The task |
Without the pictures, can you quote each line below exactly?

— start of Dataset content —

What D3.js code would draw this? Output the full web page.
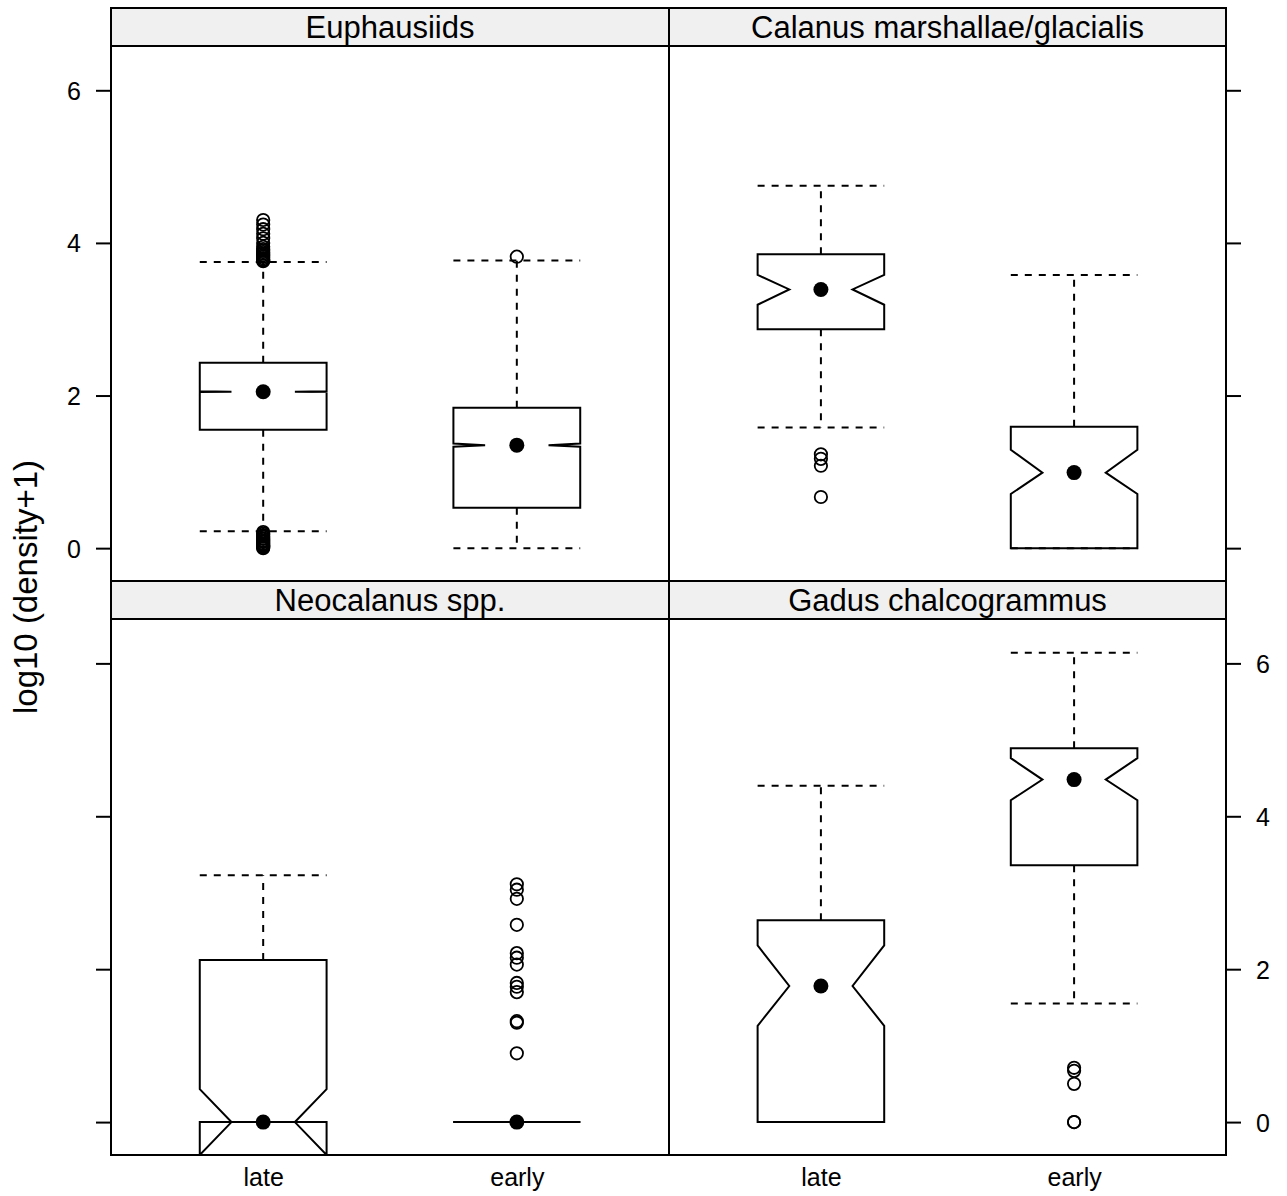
<!DOCTYPE html>
<html>
<head>
<meta charset="utf-8">
<script src="https://cdn.jsdelivr.net/npm/d3@7"></script>
<style>
  html, body { margin: 0; padding: 0; background: #fff; }
  svg { display: block; font-family: "Liberation Sans", Arial, Helvetica, sans-serif; }
</style>
</head>
<body>
<svg id="chart" width="1287" height="1196"></svg>
<script>
// ---- data ----
const panelNames = ["Euphausiids", "Calanus marshallae/glacialis", "Neocalanus spp.", "Gadus chalcogrammus"];
const groups = ["late", "early"];
// each row: [late, early]
const whiskerLow  = [[0.22, 0.00], [1.58, 0.00], [0.00, 0.00], [0.00, 1.55]];
const lowerHinge  = [[1.55, 0.53], [2.87, 0.00], [0.00, 0.00], [0.00, 3.36]];
const notchLow    = [[2.045, 1.33], [3.19, 0.71], [-0.43, 0.00], [1.26, 4.21]];
const medians     = [[2.05, 1.35], [3.39, 0.99], [0.00, 0.00], [1.78, 4.48]];
const notchHigh   = [[2.055, 1.37], [3.58, 1.29], [0.43, 0.00], [2.31, 4.76]];
const upperHinge  = [[2.43, 1.84], [3.85, 1.59], [2.12, 0.00], [2.64, 4.89]];
const whiskerHigh = [[3.75, 3.77], [4.75, 3.58], [3.23, 0.00], [4.40, 6.14]];
const outliers = [
  [[4.30, 4.24, 4.18, 4.12, 4.06, 4.00, 3.95, 3.92, 3.90, 3.88, 3.86, 3.84, 3.82, 3.80, 3.78, 3.77, 3.76,
    0.21, 0.19, 0.17, 0.15, 0.13, 0.12, 0.10, 0.09, 0.08, 0.06, 0.05, 0.04, 0.03, 0.02, 0.01, 0.00],
   [3.82]],
  [[1.23, 1.17, 1.08, 0.67], []],
  [[], [3.11, 3.04, 2.92, 2.58, 2.21, 2.15, 2.06, 1.82, 1.77, 1.70, 1.32, 1.30, 0.90]],
  [[], [0.71, 0.67, 0.50, 0.00, 0.00]]
];
const yTicks = [0, 2, 4, 6];
const yDomain = [-0.4305, 6.5805];
const xDomain = [0.4, 2.6];

// ---- layout ----
const cols = [[111, 669], [669, 1226]];
const rows = [{strip: [8, 46], panel: [46, 581]}, {strip: [581, 619], panel: [619, 1155]}];
const boxW = 0.5;
const lw = 2;
const tickFont = 25, stripFont = 31, labFont = 33;

const svg = d3.select("#chart");
const defs = svg.append("defs");

panelNames.forEach((name, p) => {
  const r = Math.floor(p / 2), c = p % 2;
  const [x0, x1] = cols[c];
  const row = rows[r];
  const [py0, py1] = row.panel;
  const x = d3.scaleLinear().domain(xDomain).range([x0, x1]);
  const y = d3.scaleLinear().domain(yDomain).range([py1, py0]);

  const clipId = "clip" + p;
  defs.append("clipPath").attr("id", clipId)
    .append("rect").attr("x", x0).attr("y", py0).attr("width", x1 - x0).attr("height", py1 - py0);

  const g = svg.append("g");
  const pg = g.append("g").attr("clip-path", `url(#${clipId})`);

  groups.forEach((gr, i) => {
    const cx = i + 1;
    const hw = boxW / 2;
    const dashed = {stroke: "#000", "stroke-width": lw, "stroke-dasharray": "7,7", fill: "none"};
    const addLine = (xa, ya, xb, yb, st) => {
      const l = pg.append("line").attr("x1", x(xa)).attr("y1", y(ya)).attr("x2", x(xb)).attr("y2", y(yb));
      Object.entries(st).forEach(([k, v]) => l.attr(k, v));
    };
    // whiskers
    addLine(cx, upperHinge[p][i], cx, whiskerHigh[p][i], dashed);
    addLine(cx, lowerHinge[p][i], cx, whiskerLow[p][i], dashed);
    addLine(cx - hw, whiskerHigh[p][i], cx + hw, whiskerHigh[p][i], dashed);
    addLine(cx - hw, whiskerLow[p][i], cx + hw, whiskerLow[p][i], dashed);
    // notched box
    const pts = [
      [cx - hw, lowerHinge[p][i]], [cx - hw, notchLow[p][i]], [cx - hw / 2, medians[p][i]],
      [cx - hw, notchHigh[p][i]], [cx - hw, upperHinge[p][i]], [cx + hw, upperHinge[p][i]],
      [cx + hw, notchHigh[p][i]], [cx + hw / 2, medians[p][i]], [cx + hw, notchLow[p][i]],
      [cx + hw, lowerHinge[p][i]]
    ];
    pg.append("path")
      .attr("d", d3.line().x(d => x(d[0])).y(d => y(d[1]))(pts) + "Z")
      .attr("fill", "none").attr("stroke", "#000").attr("stroke-width", lw)
      .attr("stroke-linejoin", "miter");
    // outliers
    pg.selectAll(null).data(outliers[p][i]).enter().append("circle")
      .attr("cx", x(cx)).attr("cy", d => y(d)).attr("r", 6.2)
      .attr("fill", "none").attr("stroke", "#000").attr("stroke-width", 1.8);
    // median dot
    pg.append("circle").attr("cx", x(cx)).attr("cy", y(medians[p][i])).attr("r", 7.5).attr("fill", "#000");
  });

  // panel frame
  g.append("rect").attr("x", x0).attr("y", py0).attr("width", x1 - x0).attr("height", py1 - py0)
    .attr("fill", "none").attr("stroke", "#000").attr("stroke-width", lw);

  // strip
  const [s0, s1] = row.strip;
  g.append("rect").attr("x", x0).attr("y", s0).attr("width", x1 - x0).attr("height", s1 - s0)
    .attr("fill", "#f0f0f0").attr("stroke", "#000").attr("stroke-width", lw);
  g.append("text").attr("x", (x0 + x1) / 2).attr("y", (s0 + s1) / 2 + 0.36 * stripFont)
    .attr("text-anchor", "middle").attr("font-size", stripFont).attr("fill", "#000").text(name);

  // y axes
  const leftLabels = (r === 0 && c === 0);
  const rightLabels = (r === 1 && c === 1);
  if (c === 0) {
    const ax = d3.axisLeft(y).tickValues(yTicks).tickSize(15).tickPadding(15)
      .tickFormat(leftLabels ? d3.format("d") : () => "");
    const ag = svg.append("g").attr("transform", `translate(${x0},0)`).call(ax);
    styleAxis(ag);
  } else {
    const ax = d3.axisRight(y).tickValues(yTicks).tickSize(15).tickPadding(15)
      .tickFormat(rightLabels ? d3.format("d") : () => "");
    const ag = svg.append("g").attr("transform", `translate(${x1},0)`).call(ax);
    styleAxis(ag);
  }
  // x axis labels (bottom row only)
  if (r === 1) {
    const ax = d3.axisBottom(x).tickValues([1, 2]).tickSize(0).tickPadding(14)
      .tickFormat(d => groups[d - 1]);
    const ag = svg.append("g").attr("transform", `translate(0,${py1})`).call(ax);
    ag.select(".domain").remove();
    ag.selectAll("line").remove();
    ag.selectAll("text").attr("font-size", tickFont).attr("font-family", null).attr("fill", "#000")
      .attr("dy", null).attr("y", 31);
  }
});

function styleAxis(ag) {
  ag.select(".domain").remove();
  ag.selectAll(".tick line").attr("stroke", "#000").attr("stroke-width", lw);
  ag.selectAll(".tick text").attr("font-size", tickFont).attr("font-family", null)
    .attr("fill", "#000").attr("dy", "0.36em");
}

// y label
svg.append("text")
  .attr("transform", `translate(37,587) rotate(-90)`)
  .attr("text-anchor", "middle").attr("font-size", labFont).attr("fill", "#000")
  .text("log10 (density+1)");
</script>
</body>
</html>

— end of Dataset content —

Answer in full |
What D3.js code would draw this? Output the full web page.
<!DOCTYPE html>
<html>
<head>
<meta charset="utf-8">
<script src="https://cdn.jsdelivr.net/npm/d3@7"></script>
<style>
  html, body { margin: 0; padding: 0; background: #fff; }
  svg { display: block; font-family: "Liberation Sans", Arial, Helvetica, sans-serif; }
</style>
</head>
<body>
<svg id="chart" width="1287" height="1196"></svg>
<script>
// ---- data ----
const panelNames = ["Euphausiids", "Calanus marshallae/glacialis", "Neocalanus spp.", "Gadus chalcogrammus"];
const groups = ["late", "early"];
// each row: [late, early]
const whiskerLow  = [[0.22, 0.00], [1.58, 0.00], [0.00, 0.00], [0.00, 1.55]];
const lowerHinge  = [[1.55, 0.53], [2.87, 0.00], [0.00, 0.00], [0.00, 3.36]];
const notchLow    = [[2.045, 1.33], [3.19, 0.71], [-0.43, 0.00], [1.26, 4.21]];
const medians     = [[2.05, 1.35], [3.39, 0.99], [0.00, 0.00], [1.78, 4.48]];
const notchHigh   = [[2.055, 1.37], [3.58, 1.29], [0.43, 0.00], [2.31, 4.76]];
const upperHinge  = [[2.43, 1.84], [3.85, 1.59], [2.12, 0.00], [2.64, 4.89]];
const whiskerHigh = [[3.75, 3.77], [4.75, 3.58], [3.23, 0.00], [4.40, 6.14]];
const outliers = [
  [[4.30, 4.24, 4.18, 4.12, 4.06, 4.00, 3.95, 3.92, 3.90, 3.88, 3.86, 3.84, 3.82, 3.80, 3.78, 3.77, 3.76,
    0.21, 0.19, 0.17, 0.15, 0.13, 0.12, 0.10, 0.09, 0.08, 0.06, 0.05, 0.04, 0.03, 0.02, 0.01, 0.00],
   [3.82]],
  [[1.23, 1.17, 1.08, 0.67], []],
  [[], [3.11, 3.04, 2.92, 2.58, 2.21, 2.15, 2.06, 1.82, 1.77, 1.70, 1.32, 1.30, 0.90]],
  [[], [0.71, 0.67, 0.50, 0.00, 0.00]]
];
const yTicks = [0, 2, 4, 6];
const yDomain = [-0.4305, 6.5805];
const xDomain = [0.4, 2.6];

// ---- layout ----
const cols = [[111, 669], [669, 1226]];
const rows = [{strip: [8, 46], panel: [46, 581]}, {strip: [581, 619], panel: [619, 1155]}];
const boxW = 0.5;
const lw = 2;
const tickFont = 25, stripFont = 31, labFont = 33;

const svg = d3.select("#chart");
const defs = svg.append("defs");

panelNames.forEach((name, p) => {
  const r = Math.floor(p / 2), c = p % 2;
  const [x0, x1] = cols[c];
  const row = rows[r];
  const [py0, py1] = row.panel;
  const x = d3.scaleLinear().domain(xDomain).range([x0, x1]);
  const y = d3.scaleLinear().domain(yDomain).range([py1, py0]);

  const clipId = "clip" + p;
  defs.append("clipPath").attr("id", clipId)
    .append("rect").attr("x", x0).attr("y", py0).attr("width", x1 - x0).attr("height", py1 - py0);

  const g = svg.append("g");
  const pg = g.append("g").attr("clip-path", `url(#${clipId})`);

  groups.forEach((gr, i) => {
    const cx = i + 1;
    const hw = boxW / 2;
    const dashed = {stroke: "#000", "stroke-width": lw, "stroke-dasharray": "7,7", fill: "none"};
    const addLine = (xa, ya, xb, yb, st) => {
      const l = pg.append("line").attr("x1", x(xa)).attr("y1", y(ya)).attr("x2", x(xb)).attr("y2", y(yb));
      Object.entries(st).forEach(([k, v]) => l.attr(k, v));
    };
    // whiskers
    addLine(cx, upperHinge[p][i], cx, whiskerHigh[p][i], dashed);
    addLine(cx, lowerHinge[p][i], cx, whiskerLow[p][i], dashed);
    addLine(cx - hw, whiskerHigh[p][i], cx + hw, whiskerHigh[p][i], dashed);
    addLine(cx - hw, whiskerLow[p][i], cx + hw, whiskerLow[p][i], dashed);
    // notched box
    const pts = [
      [cx - hw, lowerHinge[p][i]], [cx - hw, notchLow[p][i]], [cx - hw / 2, medians[p][i]],
      [cx - hw, notchHigh[p][i]], [cx - hw, upperHinge[p][i]], [cx + hw, upperHinge[p][i]],
      [cx + hw, notchHigh[p][i]], [cx + hw / 2, medians[p][i]], [cx + hw, notchLow[p][i]],
      [cx + hw, lowerHinge[p][i]]
    ];
    pg.append("path")
      .attr("d", d3.line().x(d => x(d[0])).y(d => y(d[1]))(pts) + "Z")
      .attr("fill", "none").attr("stroke", "#000").attr("stroke-width", lw)
      .attr("stroke-linejoin", "miter");
    // outliers
    pg.selectAll(null).data(outliers[p][i]).enter().append("circle")
      .attr("cx", x(cx)).attr("cy", d => y(d)).attr("r", 6.2)
      .attr("fill", "none").attr("stroke", "#000").attr("stroke-width", 1.8);
    // median dot
    pg.append("circle").attr("cx", x(cx)).attr("cy", y(medians[p][i])).attr("r", 7.5).attr("fill", "#000");
  });

  // panel frame
  g.append("rect").attr("x", x0).attr("y", py0).attr("width", x1 - x0).attr("height", py1 - py0)
    .attr("fill", "none").attr("stroke", "#000").attr("stroke-width", lw);

  // strip
  const [s0, s1] = row.strip;
  g.append("rect").attr("x", x0).attr("y", s0).attr("width", x1 - x0).attr("height", s1 - s0)
    .attr("fill", "#f0f0f0").attr("stroke", "#000").attr("stroke-width", lw);
  g.append("text").attr("x", (x0 + x1) / 2).attr("y", (s0 + s1) / 2 + 0.36 * stripFont)
    .attr("text-anchor", "middle").attr("font-size", stripFont).attr("fill", "#000").text(name);

  // y axes
  const leftLabels = (r === 0 && c === 0);
  const rightLabels = (r === 1 && c === 1);
  if (c === 0) {
    const ax = d3.axisLeft(y).tickValues(yTicks).tickSize(15).tickPadding(15)
      .tickFormat(leftLabels ? d3.format("d") : () => "");
    const ag = svg.append("g").attr("transform", `translate(${x0},0)`).call(ax);
    styleAxis(ag);
  } else {
    const ax = d3.axisRight(y).tickValues(yTicks).tickSize(15).tickPadding(15)
      .tickFormat(rightLabels ? d3.format("d") : () => "");
    const ag = svg.append("g").attr("transform", `translate(${x1},0)`).call(ax);
    styleAxis(ag);
  }
  // x axis labels (bottom row only)
  if (r === 1) {
    const ax = d3.axisBottom(x).tickValues([1, 2]).tickSize(0).tickPadding(14)
      .tickFormat(d => groups[d - 1]);
    const ag = svg.append("g").attr("transform", `translate(0,${py1})`).call(ax);
    ag.select(".domain").remove();
    ag.selectAll("line").remove();
    ag.selectAll("text").attr("font-size", tickFont).attr("font-family", null).attr("fill", "#000")
      .attr("dy", null).attr("y", 31);
  }
});

function styleAxis(ag) {
  ag.select(".domain").remove();
  ag.selectAll(".tick line").attr("stroke", "#000").attr("stroke-width", lw);
  ag.selectAll(".tick text").attr("font-size", tickFont).attr("font-family", null)
    .attr("fill", "#000").attr("dy", "0.36em");
}

// y label
svg.append("text")
  .attr("transform", `translate(37,587) rotate(-90)`)
  .attr("text-anchor", "middle").attr("font-size", labFont).attr("fill", "#000")
  .text("log10 (density+1)");
</script>
</body>
</html>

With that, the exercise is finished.